Obviously for the individual this is a risky strategy. The truth is, even if you do go immediately to buy the iPhone 4S for you and all your mates it isn’t going to save the country. As an individual, you’re better off saving for a rainy day because the way things are going we’re in for a lot of rain. With their expansionary monetary policy, the Bank of England is not just trying to incentivise business investment but consumer spending too. Trouble is, it’s just not enough.

This is the basis of Keynes’s paradox of thrift, where individual and collective benefits are opposing. Aside from this however, there is perhaps a wider, societal problem. Should we really be relying on spending from those who can’t afford to pay? Should our society be structured in a way that means that we have to keep borrowing to buy more mobile phones, the latest fashion or even a house, when our incomes may never cover it? The financial crisis of 2008 was initiated by too much “bad debt” – mortgage debt that could never be paid off. It seems like fixing this problem with lending and spending is like trying to spring a right from two wrongs. It isn’t going to work.

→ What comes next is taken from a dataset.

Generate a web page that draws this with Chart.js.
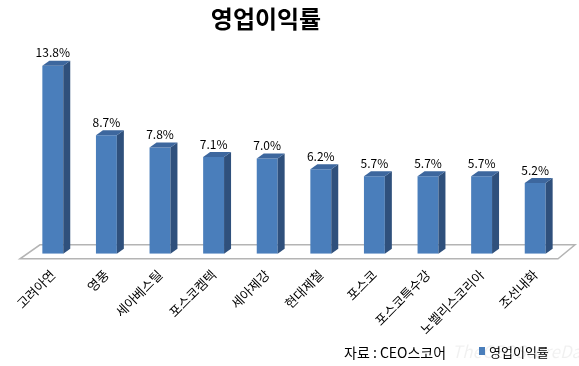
<!DOCTYPE html>
<html>
<head>
<meta charset="utf-8">
<script src="https://cdn.jsdelivr.net/npm/chart.js@4.4.1/dist/chart.umd.min.js"></script>
<style>
  html, body { margin: 0; padding: 0; background: #fff; }
  #wrap { width: 579px; height: 366px; position: relative; }
</style>
</head>
<body>
<div id="wrap"><canvas id="grafica"></canvas></div>
<script>
// 영업이익률 - 3D 막대 느낌으로

const categories = ["고려아연", "영풍", "세아베스틸", "포스코켐텍", "세아제강", "현대제철", "포스코", "포스코특수강", "노벨리스코리아", "조선내화"];
const margins = [13.8, 8.7, 7.8, 7.1, 7.0, 6.2, 5.7, 5.7, 5.7, 5.2];
const seriesName = "영업이익률";
const sourceText = "자료 : CEO스코어";

const FONT = "'Noto Sans CJK KR', 'Noto Sans', sans-serif";
const DX = 7, DY = -5;

// 바닥 + 막대 옆면/윗면 + 값 라벨
const fake3d = {
    id: "fake3d",
    beforeDatasetsDraw(chart) {
        let ctx = chart.ctx;
        let a = chart.chartArea;
        let base = chart.scales.y.getPixelForValue(0);
        ctx.save();
        ctx.strokeStyle = "#b4b4b4";
        ctx.lineWidth = 1.5;
        ctx.beginPath();
        ctx.moveTo(a.left - 6, base + 5);
        ctx.lineTo(a.right - 4, base + 5);
        ctx.lineTo(a.right + 13, base - 9);
        ctx.lineTo(a.left + 14, base - 9);
        ctx.closePath();
        ctx.stroke();
        // title (slightly left of centre, like the original)
        ctx.fillStyle = "#000";
        ctx.font = "bold 24px " + FONT;
        ctx.textAlign = "center";
        ctx.textBaseline = "middle";
        ctx.fillText("영업이익률", 266, 19);
        ctx.restore();
    },
    afterDatasetsDraw(chart) {
        let ctx = chart.ctx;
        let meta = chart.getDatasetMeta(0);
        ctx.save();
        meta.data.forEach((bar, i) => {
            let l = bar.x - bar.width / 2, r = bar.x + bar.width / 2;
            let t = bar.y, b = bar.base;
            // side
            ctx.fillStyle = "#2f507c";
            ctx.beginPath();
            ctx.moveTo(r, t);
            ctx.lineTo(r + DX, t + DY);
            ctx.lineTo(r + DX, b + DY);
            ctx.lineTo(r, b);
            ctx.closePath();
            ctx.fill();
            // top
            ctx.fillStyle = "#3d679e";
            ctx.beginPath();
            ctx.moveTo(l, t);
            ctx.lineTo(l + DX, t + DY);
            ctx.lineTo(r + DX, t + DY);
            ctx.lineTo(r, t);
            ctx.closePath();
            ctx.fill();
            // value label
            ctx.fillStyle = "#000";
            ctx.font = "12px " + FONT;
            ctx.textAlign = "center";
            ctx.textBaseline = "middle";
            ctx.fillText(margins[i].toFixed(1) + "%", bar.x, t - 13);
        });
        // source + legend
        ctx.font = "14px " + FONT;
        ctx.textAlign = "left";
        ctx.textBaseline = "middle";
        ctx.fillText(sourceText, 344, 353);
        ctx.fillStyle = "rgba(0,0,0,0.06)";
        ctx.font = "italic 17px " + FONT;
        ctx.fillText("TheCEOScoreDaily", 452, 352);
        ctx.fillStyle = "#4a7ebb";
        ctx.fillRect(479, 347, 6, 8);
        ctx.fillStyle = "#000";
        ctx.font = "13px " + FONT;
        ctx.fillText(seriesName, 489, 352);
        ctx.restore();
    }
};

let ctx = document.getElementById("grafica");
let myChart = new Chart(ctx, {
    type: "bar",
    data: {
        labels: categories,
        datasets: [{
            label: seriesName,
            backgroundColor: "#4a7ebb",
            data: margins,
            barPercentage: 0.39,
            categoryPercentage: 1
        }]
    },
    options: {
        responsive: true,
        maintainAspectRatio: false,
        animation: false,
        layout: { padding: { left: 26, right: 17, top: 40, bottom: 24 } },
        plugins: {
            legend: { display: false },
            tooltip: { enabled: false },
            title: { display: false }
        },
        scales: {
            x: {
                grid: { display: false },
                border: { display: false },
                ticks: {
                    color: "#000",
                    font: { family: FONT, size: 13 },
                    minRotation: 45,
                    maxRotation: 45,
                    padding: 5
                }
            },
            y: {
                display: false,
                min: 0,
                max: 15.7
            }
        }
    },
    plugins: [fake3d]
});
</script>
</body>
</html>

Right now our economy needs the benefit that a boost in consumer spending could bring. Now is not the time for Cameron to tell us to pay off our debts. However, in the long run, unsustainable borrowing to finance equally unsustainable spending is bad for households and despite the potential for big profits, risky for banks. With so much of our economy tied up in financial institutions, the case for tighter regulation of lending is one which must be heard.